::: Data

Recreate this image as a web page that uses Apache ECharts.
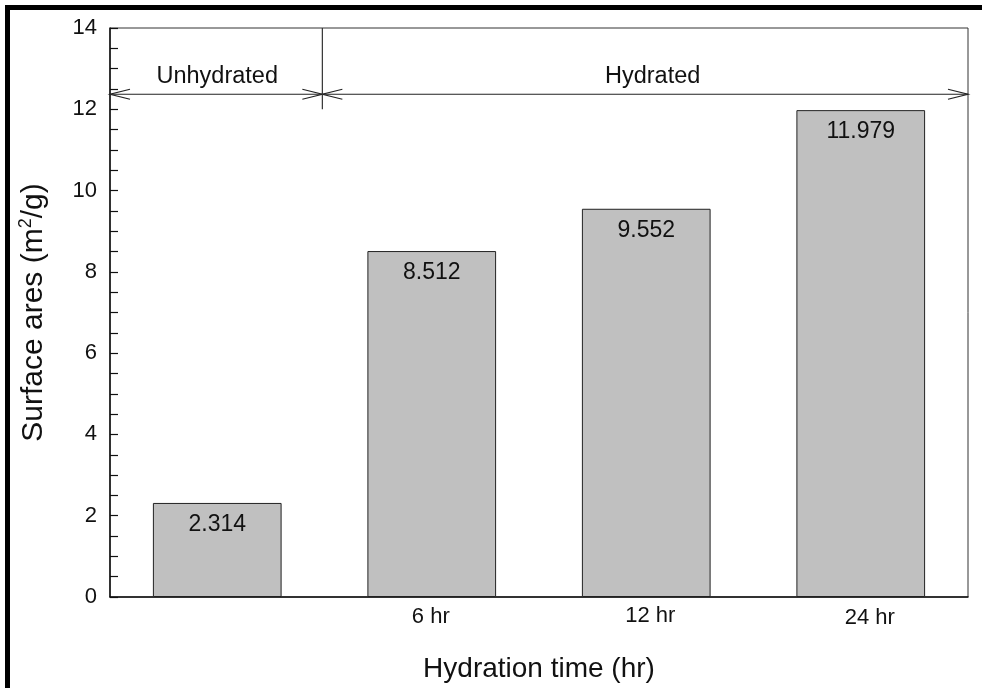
<!DOCTYPE html>
<html>
<head>
<meta charset="utf-8">
<script src="https://cdn.jsdelivr.net/npm/echarts@6/dist/echarts.min.js"></script>
<style>
  html, body { margin: 0; padding: 0; background: #fff; }
  #chart { width: 982px; height: 688px; }
</style>
</head>
<body>
<div id="chart"></div>
<script>
// Hydration time categories and measured surface area (m2/g)
const categories = ['', '6 hr', '12 hr', '24 hr'];
const surfaceArea = [2.314, 8.512, 9.552, 11.979];

// Y axis range and tick step
const yMin = 0;
const yMax = 14;
const yStep = 2;

// Bracket annotations above the bars (x in category-band units, 0..4)
const spanNames = ['Unhydrated', 'Hydrated'];
const spanStart = [0, 0.99];
const spanEnd = [0.99, 4];
const spanLevel = 12.37;
const spanLabelX = [0.5, 2.53];
const spanLabelLevel = 12.8;
const dividerX = 0.99;
const dividerRange = [12.0, 14];

const FONT = "'Liberation Sans', Arial, Helvetica, sans-serif";

const chart = echarts.init(document.getElementById('chart'), null, { renderer: 'canvas' });

const catLabelPad = [[0, 0, 0, 0], [1, 2, 0, 0], [0, 0, 0, 8], [2, 0, 0, 18]];
const catRich = {};
catLabelPad.forEach((p, i) => {
  catRich['c' + i] = { fontSize: 22, fontFamily: FONT, color: '#111', padding: p };
});

const option = {
  animation: false,
  backgroundColor: '#fff',
  grid: {
    left: 110, right: 14, top: 28, bottom: 90,
    show: true, borderColor: '#333', borderWidth: 1, backgroundColor: 'transparent'
  },
  graphic: [
    { type: 'rect', shape: { x: 5, y: 5, width: 977, height: 5 }, style: { fill: '#000' }, z: 100 },
    { type: 'rect', shape: { x: 5, y: 5, width: 5, height: 683 }, style: { fill: '#000' }, z: 100 }
  ],
  xAxis: [
    {
      type: 'category',
      data: categories,
      axisLine: { lineStyle: { color: '#111', width: 1.5 } },
      axisTick: { show: false },
      axisLabel: {
        margin: 8,
        formatter: (v, i) => '{c' + i + '|' + v + '}',
        rich: catRich
      },
      splitLine: { show: false },
      name: 'Hydration time (hr)',
      nameLocation: 'middle',
      nameGap: 58,
      nameTextStyle: { fontSize: 28, fontFamily: FONT, color: '#111' }
    },
    {
      type: 'value',
      min: 0, max: 4,
      show: false,
      position: 'bottom'
    }
  ],
  yAxis: {
    type: 'value',
    min: yMin, max: yMax, interval: yStep,
    axisLine: { show: true, lineStyle: { color: '#111', width: 1.5 } },
    axisTick: { show: true, inside: true, length: 8, lineStyle: { color: '#111', width: 1.2 } },
    minorTick: { show: true, splitNumber: 4, length: 8, lineStyle: { color: '#111', width: 1.2 } },
    splitLine: { show: false },
    axisLabel: { fontSize: 22, fontFamily: FONT, color: '#111', margin: 13 },
    name: 'Surface ares (m{sup|2}/g)',
    nameLocation: 'middle',
    nameGap: 60,
    nameTextStyle: {
      fontSize: 30, fontFamily: FONT, color: '#111',
      rich: {
        sup: { fontSize: 18, fontFamily: FONT, color: '#111', padding: [0, 0, 15, 0] }
      }
    }
  },
  series: [
    {
      type: 'bar',
      data: surfaceArea,
      barWidth: '60%',
      itemStyle: { color: '#c0c0c0', borderColor: '#222', borderWidth: 1 },
      label: {
        show: true,
        position: 'insideTop',
        distance: 10,
        fontSize: 23,
        fontFamily: FONT,
        color: '#111',
        formatter: (p) => p.value.toFixed(3)
      }
    },
    {
      type: 'line',
      xAxisIndex: 1,
      yAxisIndex: 0,
      data: [[dividerX, dividerRange[0]], [dividerX, dividerRange[1]]],
      symbol: 'none',
      clip: false,
      lineStyle: { color: '#333', width: 1.2 },
      silent: true
    },
    {
      type: 'custom',
      xAxisIndex: 1,
      yAxisIndex: 0,
      clip: false,
      silent: true,
      data: spanNames.map((n, i) => [spanStart[i], spanEnd[i], spanLevel, spanLabelX[i], spanLabelLevel]),
      renderItem: (params, api) => {
        const i = params.dataIndex;
        const a = api.coord([api.value(0), api.value(2)]);
        const b = api.coord([api.value(1), api.value(2)]);
        const t = api.coord([api.value(3), api.value(4)]);
        const len = 20, half = 5;
        const ls = { stroke: '#222', lineWidth: 1.2, fill: null };
        return {
          type: 'group',
          children: [
            { type: 'line', shape: { x1: a[0], y1: a[1], x2: b[0], y2: b[1] }, style: ls },
            { type: 'polyline', shape: { points: [[a[0] + len, a[1] - half], [a[0], a[1]], [a[0] + len, a[1] + half]] }, style: ls },
            { type: 'polyline', shape: { points: [[b[0] - len, b[1] - half], [b[0], b[1]], [b[0] - len, b[1] + half]] }, style: ls },
            {
              type: 'text',
              style: {
                x: t[0], y: t[1], text: spanNames[i],
                fontSize: 23.5, fontFamily: FONT, fill: '#111',
                align: 'center', verticalAlign: 'middle'
              }
            }
          ]
        };
      }
    }
  ]
};

chart.setOption(option);
</script>
</body>
</html>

::::::

Exercise -
Give again, exactly, the lines from the start of the data through the one holding "const yStep = 2;"; omit the pictures.

Solution below -
Recreate this image as a web page that uses Apache ECharts.
<!DOCTYPE html>
<html>
<head>
<meta charset="utf-8">
<script src="https://cdn.jsdelivr.net/npm/echarts@6/dist/echarts.min.js"></script>
<style>
  html, body { margin: 0; padding: 0; background: #fff; }
  #chart { width: 982px; height: 688px; }
</style>
</head>
<body>
<div id="chart"></div>
<script>
// Hydration time categories and measured surface area (m2/g)
const categories = ['', '6 hr', '12 hr', '24 hr'];
const surfaceArea = [2.314, 8.512, 9.552, 11.979];

// Y axis range and tick step
const yMin = 0;
const yMax = 14;
const yStep = 2;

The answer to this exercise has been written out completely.